--- Task brief ---
Restate each line of the listing exactly, without carrying over any pictures.

BEGIN Information provided

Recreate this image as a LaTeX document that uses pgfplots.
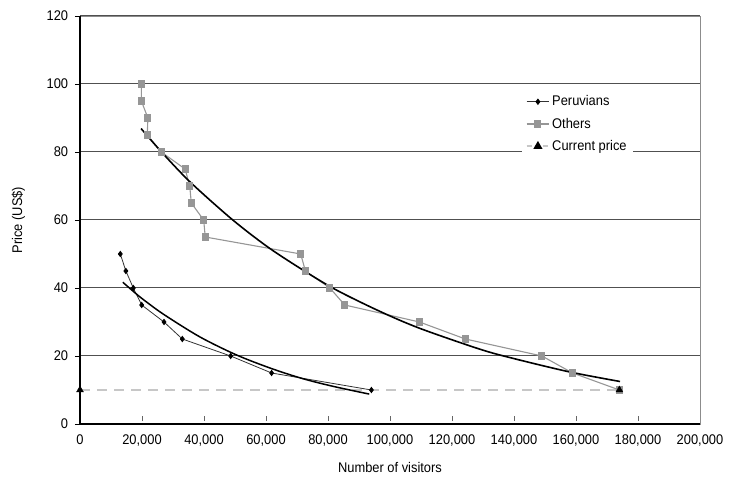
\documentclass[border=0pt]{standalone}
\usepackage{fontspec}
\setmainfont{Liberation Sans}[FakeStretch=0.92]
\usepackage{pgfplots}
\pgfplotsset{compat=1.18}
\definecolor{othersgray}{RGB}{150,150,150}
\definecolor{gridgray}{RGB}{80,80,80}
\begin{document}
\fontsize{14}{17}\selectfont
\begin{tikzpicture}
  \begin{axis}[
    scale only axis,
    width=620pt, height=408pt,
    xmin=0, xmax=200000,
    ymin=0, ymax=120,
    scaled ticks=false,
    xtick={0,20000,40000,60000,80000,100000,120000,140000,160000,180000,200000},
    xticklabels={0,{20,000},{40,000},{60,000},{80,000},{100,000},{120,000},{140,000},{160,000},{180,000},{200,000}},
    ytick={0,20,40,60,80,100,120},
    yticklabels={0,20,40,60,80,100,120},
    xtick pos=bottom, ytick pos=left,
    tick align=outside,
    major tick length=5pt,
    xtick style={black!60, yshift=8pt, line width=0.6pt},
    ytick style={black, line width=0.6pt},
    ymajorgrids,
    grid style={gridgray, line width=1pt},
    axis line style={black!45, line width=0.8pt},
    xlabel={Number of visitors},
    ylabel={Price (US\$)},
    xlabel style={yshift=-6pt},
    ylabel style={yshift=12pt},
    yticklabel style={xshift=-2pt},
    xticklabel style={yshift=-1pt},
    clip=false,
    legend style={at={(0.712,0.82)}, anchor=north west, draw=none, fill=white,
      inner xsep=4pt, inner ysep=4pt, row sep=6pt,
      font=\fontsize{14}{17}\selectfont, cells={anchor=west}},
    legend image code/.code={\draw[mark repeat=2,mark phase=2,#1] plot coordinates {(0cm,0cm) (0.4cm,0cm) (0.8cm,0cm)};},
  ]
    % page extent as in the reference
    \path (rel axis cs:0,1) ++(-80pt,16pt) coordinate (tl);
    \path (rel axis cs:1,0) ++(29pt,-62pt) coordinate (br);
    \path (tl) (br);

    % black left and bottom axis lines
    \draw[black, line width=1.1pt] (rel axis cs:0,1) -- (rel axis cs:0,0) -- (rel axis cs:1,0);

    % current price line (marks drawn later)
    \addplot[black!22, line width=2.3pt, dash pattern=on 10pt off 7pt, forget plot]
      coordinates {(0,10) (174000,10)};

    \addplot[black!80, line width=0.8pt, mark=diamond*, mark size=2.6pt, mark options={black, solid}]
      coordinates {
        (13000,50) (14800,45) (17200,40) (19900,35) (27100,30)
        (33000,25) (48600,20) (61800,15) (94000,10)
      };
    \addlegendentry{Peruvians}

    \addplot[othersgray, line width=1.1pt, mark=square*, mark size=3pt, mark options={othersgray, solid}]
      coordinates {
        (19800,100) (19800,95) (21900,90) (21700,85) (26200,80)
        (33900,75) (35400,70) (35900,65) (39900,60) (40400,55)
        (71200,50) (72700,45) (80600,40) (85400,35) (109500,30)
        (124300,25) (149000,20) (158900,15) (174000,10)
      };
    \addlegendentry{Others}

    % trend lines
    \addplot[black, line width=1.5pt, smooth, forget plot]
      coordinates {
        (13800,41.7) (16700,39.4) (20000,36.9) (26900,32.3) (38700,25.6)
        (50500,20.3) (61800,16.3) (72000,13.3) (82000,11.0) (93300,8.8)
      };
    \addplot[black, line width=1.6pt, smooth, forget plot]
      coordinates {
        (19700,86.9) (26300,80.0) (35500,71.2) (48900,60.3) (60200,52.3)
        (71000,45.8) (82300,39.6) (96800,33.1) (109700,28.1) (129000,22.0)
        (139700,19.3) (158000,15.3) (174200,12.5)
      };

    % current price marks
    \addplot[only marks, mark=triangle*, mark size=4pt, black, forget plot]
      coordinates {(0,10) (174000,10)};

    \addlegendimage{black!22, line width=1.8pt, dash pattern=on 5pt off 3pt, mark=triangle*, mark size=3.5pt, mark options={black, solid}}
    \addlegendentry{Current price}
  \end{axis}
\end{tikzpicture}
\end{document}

END Information provided

--- Solution ---
Recreate this image as a LaTeX document that uses pgfplots.
\documentclass[border=0pt]{standalone}
\usepackage{fontspec}
\setmainfont{Liberation Sans}[FakeStretch=0.92]
\usepackage{pgfplots}
\pgfplotsset{compat=1.18}
\definecolor{othersgray}{RGB}{150,150,150}
\definecolor{gridgray}{RGB}{80,80,80}
\begin{document}
\fontsize{14}{17}\selectfont
\begin{tikzpicture}
  \begin{axis}[
    scale only axis,
    width=620pt, height=408pt,
    xmin=0, xmax=200000,
    ymin=0, ymax=120,
    scaled ticks=false,
    xtick={0,20000,40000,60000,80000,100000,120000,140000,160000,180000,200000},
    xticklabels={0,{20,000},{40,000},{60,000},{80,000},{100,000},{120,000},{140,000},{160,000},{180,000},{200,000}},
    ytick={0,20,40,60,80,100,120},
    yticklabels={0,20,40,60,80,100,120},
    xtick pos=bottom, ytick pos=left,
    tick align=outside,
    major tick length=5pt,
    xtick style={black!60, yshift=8pt, line width=0.6pt},
    ytick style={black, line width=0.6pt},
    ymajorgrids,
    grid style={gridgray, line width=1pt},
    axis line style={black!45, line width=0.8pt},
    xlabel={Number of visitors},
    ylabel={Price (US\$)},
    xlabel style={yshift=-6pt},
    ylabel style={yshift=12pt},
    yticklabel style={xshift=-2pt},
    xticklabel style={yshift=-1pt},
    clip=false,
    legend style={at={(0.712,0.82)}, anchor=north west, draw=none, fill=white,
      inner xsep=4pt, inner ysep=4pt, row sep=6pt,
      font=\fontsize{14}{17}\selectfont, cells={anchor=west}},
    legend image code/.code={\draw[mark repeat=2,mark phase=2,#1] plot coordinates {(0cm,0cm) (0.4cm,0cm) (0.8cm,0cm)};},
  ]
    % page extent as in the reference
    \path (rel axis cs:0,1) ++(-80pt,16pt) coordinate (tl);
    \path (rel axis cs:1,0) ++(29pt,-62pt) coordinate (br);
    \path (tl) (br);

    % black left and bottom axis lines
    \draw[black, line width=1.1pt] (rel axis cs:0,1) -- (rel axis cs:0,0) -- (rel axis cs:1,0);

    % current price line (marks drawn later)
    \addplot[black!22, line width=2.3pt, dash pattern=on 10pt off 7pt, forget plot]
      coordinates {(0,10) (174000,10)};

    \addplot[black!80, line width=0.8pt, mark=diamond*, mark size=2.6pt, mark options={black, solid}]
      coordinates {
        (13000,50) (14800,45) (17200,40) (19900,35) (27100,30)
        (33000,25) (48600,20) (61800,15) (94000,10)
      };
    \addlegendentry{Peruvians}

    \addplot[othersgray, line width=1.1pt, mark=square*, mark size=3pt, mark options={othersgray, solid}]
      coordinates {
        (19800,100) (19800,95) (21900,90) (21700,85) (26200,80)
        (33900,75) (35400,70) (35900,65) (39900,60) (40400,55)
        (71200,50) (72700,45) (80600,40) (85400,35) (109500,30)
        (124300,25) (149000,20) (158900,15) (174000,10)
      };
    \addlegendentry{Others}

    % trend lines
    \addplot[black, line width=1.5pt, smooth, forget plot]
      coordinates {
        (13800,41.7) (16700,39.4) (20000,36.9) (26900,32.3) (38700,25.6)
        (50500,20.3) (61800,16.3) (72000,13.3) (82000,11.0) (93300,8.8)
      };
    \addplot[black, line width=1.6pt, smooth, forget plot]
      coordinates {
        (19700,86.9) (26300,80.0) (35500,71.2) (48900,60.3) (60200,52.3)
        (71000,45.8) (82300,39.6) (96800,33.1) (109700,28.1) (129000,22.0)
        (139700,19.3) (158000,15.3) (174200,12.5)
      };

    % current price marks
    \addplot[only marks, mark=triangle*, mark size=4pt, black, forget plot]
      coordinates {(0,10) (174000,10)};

    \addlegendimage{black!22, line width=1.8pt, dash pattern=on 5pt off 3pt, mark=triangle*, mark size=3.5pt, mark options={black, solid}}
    \addlegendentry{Current price}
  \end{axis}
\end{tikzpicture}
\end{document}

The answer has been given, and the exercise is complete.